If

Apparently, Kipling’s “If” is offensive.

Students’ union representatives have painted over a famous Rudyard Kipling poem at the University of Manchester in a protest against “racist” and “imperialistic” literature.

Kipling’s poem “If” was replaced by the students’ union executive team with “Still I Rise“, by black poet and civil rights activist Maya Angelou, to better reflect the union’s values.

The union representatives decided to immediately remove Kipling’s words – which had been painted on a wall by a hired resident artist – from the students’ union building at the University of Manchester.

Here we go again, the offendatrons believe they have the right to tell others what they should think.
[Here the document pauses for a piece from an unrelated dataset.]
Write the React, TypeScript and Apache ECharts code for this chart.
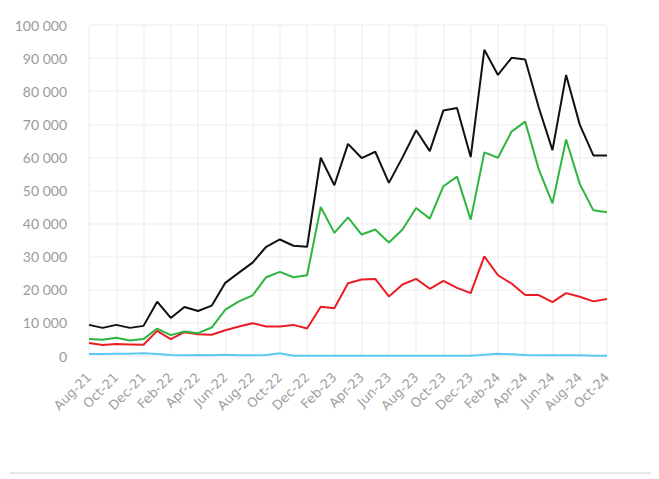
import React, { useEffect, useRef } from "react";
import * as echarts from "echarts";

const months = [
  "Aug-21","Sep-21","Oct-21","Nov-21","Dec-21","Jan-22","Feb-22","Mar-22","Apr-22","May-22",
  "Jun-22","Jul-22","Aug-22","Sep-22","Oct-22","Nov-22","Dec-22","Jan-23","Feb-23","Mar-23",
  "Apr-23","May-23","Jun-23","Jul-23","Aug-23","Sep-23","Oct-23","Nov-23","Dec-23","Jan-24",
  "Feb-24","Mar-24","Apr-24","May-24","Jun-24","Jul-24","Aug-24","Sep-24","Oct-24",
];

const totalSeries = [
  9400, 8500, 9400, 8500, 9100, 16400, 11500, 14800, 13600, 15200,
  22100, 25200, 28200, 33000, 35200, 33300, 33000, 59900, 51600, 64100,
  59800, 61700, 52300, 60000, 68200, 61900, 74200, 74900, 60100, 92500,
  84900, 90100, 89600, 75000, 62200, 84900, 69900, 60600, 60600,
];

const greenSeries = [
  5100, 4900, 5500, 4700, 5100, 8300, 6300, 7400, 6900, 8600,
  14000, 16500, 18300, 23800, 25400, 23800, 24400, 45000, 37200, 41900,
  36700, 38200, 34300, 38200, 44700, 41500, 51300, 54200, 41200, 61500,
  59900, 67800, 70800, 56300, 46100, 65400, 52000, 44000, 43400,
];

const redSeries = [
  3900, 3300, 3600, 3500, 3400, 7600, 5100, 7200, 6600, 6400,
  7800, 8900, 9900, 8900, 8900, 9400, 8300, 14900, 14400, 22000,
  23100, 23300, 18000, 21600, 23300, 20300, 22700, 20600, 19000, 30100,
  24400, 21900, 18400, 18400, 16300, 19000, 17900, 16500, 17200,
];

const blueSeries = [
  600, 600, 700, 700, 800, 600, 300, 200, 300, 200,
  400, 200, 200, 300, 800, 100, 100, 100, 100, 100,
  100, 100, 100, 100, 100, 100, 100, 100, 100, 400,
  700, 500, 300, 200, 200, 200, 200, 100, 100,
];

const yTicks = [0, 10000, 20000, 30000, 40000, 50000, 60000, 70000, 80000, 90000, 100000];

const fmt = (v: number) => String(v).replace(/\B(?=(\d{3})+(?!\d))/g, " ");

export default function App() {
  const ref = useRef<HTMLDivElement>(null);
  useEffect(() => {
    if (!ref.current) return;
    const chart = echarts.init(ref.current, undefined, { renderer: "svg" });
    const mk = (name: string, data: number[], color: string) => ({
      name,
      type: "line",
      data,
      showSymbol: false,
      symbol: "none",
      lineStyle: { color, width: 2 },
      itemStyle: { color },
    });
    chart.setOption({
      animation: false,
      backgroundColor: "#ffffff",
      grid: { left: 81, right: 52, top: 17, bottom: 123, containLabel: false },
      xAxis: {
        type: "category",
        data: months,
        boundaryGap: false,
        axisLine: { show: false },
        axisTick: { show: false },
        axisLabel: {
          interval: 1,
          rotate: 45,
          color: "#a0a0a0",
          fontSize: 13,
          fontFamily: "DejaVu Sans",
          margin: 19,
        },
        splitLine: { show: true, interval: 1, lineStyle: { color: "#f2f2f2", width: 1.5 } },
      },
      yAxis: {
        type: "value",
        min: yTicks[0],
        max: yTicks[yTicks.length - 1],
        interval: 10000,
        axisLine: { show: false },
        axisTick: { show: false },
        axisLabel: {
          color: "#9a9a9a",
          fontSize: 14,
          fontFamily: "Lato",
          margin: 22,
          formatter: (v: number) => fmt(v),
        },
        splitLine: { show: true, lineStyle: { color: "#f2f2f2", width: 1.5 } },
      },
      graphic: [
        {
          type: "line",
          shape: { x1: 2, y1: 465, x2: 651, y2: 465 },
          style: { stroke: "#e6e6e6", lineWidth: 2 },
        },
      ],
      series: [
        mk("Blue", blueSeries, "#5ec8f5"),
        mk("Red", redSeries, "#ec1c24"),
        mk("Green", greenSeries, "#2fb53f"),
        mk("Total", totalSeries, "#111111"),
      ],
    });
    return () => chart.dispose();
  }, []);
  return <div ref={ref} style={{ width: 651, height: 471 }} />;
}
As for their “values” they can stick ’em where the sun don’t shine.

So, here it is:

If you can keep your head when all about you
    Are losing theirs and blaming it on you,
If you can trust yourself when all men doubt you,
    But make allowance for their doubting too;
If you can wait and not be tired by waiting,
    Or being lied about, don’t deal in lies,
Or being hated, don’t give way to hating,
    And yet don’t look too good, nor talk too wise:
If you can dream—and not make dreams your master;
    If you can think—and not make thoughts your aim;
If you can meet with Triumph and Disaster
    And treat those two impostors just the same;
If you can bear to hear the truth you’ve spoken
    Twisted by knaves to make a trap for fools,
Or watch the things you gave your life to, broken,
    And stoop and build ’em up with worn-out tools:
If you can make one heap of all your winnings
    And risk it on one turn of pitch-and-toss,
And lose, and start again at your beginnings
    And never breathe a word about your loss;
If you can force your heart and nerve and sinew
    To serve your turn long after they are gone,
And so hold on when there is nothing in you
    Except the Will which says to them: ‘Hold on!’
If you can talk with crowds and keep your virtue,
    Or walk with Kings—nor lose the common touch,
If neither foes nor loving friends can hurt you,
    If all men count with you, but none too much;
If you can fill the unforgiving minute
    With sixty seconds’ worth of distance run,
Yours is the Earth and everything that’s in it,
    And—which is more—you’ll be a Man, my son!
And to any students who are offended, go fuck yourselves and get over it.

14 Comments

  1. Kipling almost certainly had a better understanding of the human condition better than most. He clearly loved India and the Indians. They probably object to Kipling’s “The White Man’s burden”

    Tough. These lot are fit to hold his notepad

    • Beyond some carefully-selected quotes in anti-colonial polemics, I doubt any of those involved have actually read any of Kipling’s work – it’s common knowledge in their circles that he was a racist, so how could they acquire the texts without appearing to endorse the same values (let alone be seen reading them)?

      Still, we’ve seen often enough recently that research or background knowledge is optional when it comes to expressing strong opinions; it’s what you feel that counts:
      “speaking your truth is the most powerful tool we all have.” (Oprah Winfrey – my bold)

  2. I can see how the truly obsessed could claim that the poem is sexist as it uses exclusively male language, that is the way such people think. If is much loved by Ironman champion Chrissy Wellington who used it to inspire her to greatness. She didn’t find it a problem. I wonder how many of these SU tossers will become world champion of anything?

  3. The difference is that Kipling wrote great poetry and splendid stories. How is “…you’re a better man than I am, Gungadin!” racist and imperialistic? On the other hand Angelou’s poem isn’t that great in comparison to IF but I do understand her sentiment.

  4. The man who wrote “You’re a better man than I am, Gunga Din” was racist?

    Really?

  5. Needs to be an arrest of that girl and incarceration, to teach these snowflakes that actions have consequences.

  6. If you can bear to hear the truth you’ve spoken
    Twisted by knaves to make a trap for fools,

    From the author’s pen and most apposite in the circumstances…

  7. Long, long ago, I was a student at Machester.
    Then, as now, most students ( both sexes ) were interesed in three things only:
    Cheap BEER, SEX & hopefully getting a decent degree … I suspect that is inchanged.
    Then there were the political nutters – the quasi-fascists & the supposed-marxists, with almost no-one in between – that also appears unchanged
    [ In those days there was “FLOSY”- Google for it – that turned out well, didn’t it? ]

    So the best thing to do is to tell these idots to go & play , preferably with themselves ….

    Meantime: WHo was Kipling’s best-loved & most engaging character?
    MOWGLI – an ordinary Indian Villager’s child – & Kipling was a racist – you couldn’t make this stuff up, could you?

    • Uni mid 80s, the few lefties were anti-Thatcher, pro Mandela

      None on my BSc, all of us wanted to Graduate and obtain a well paid job.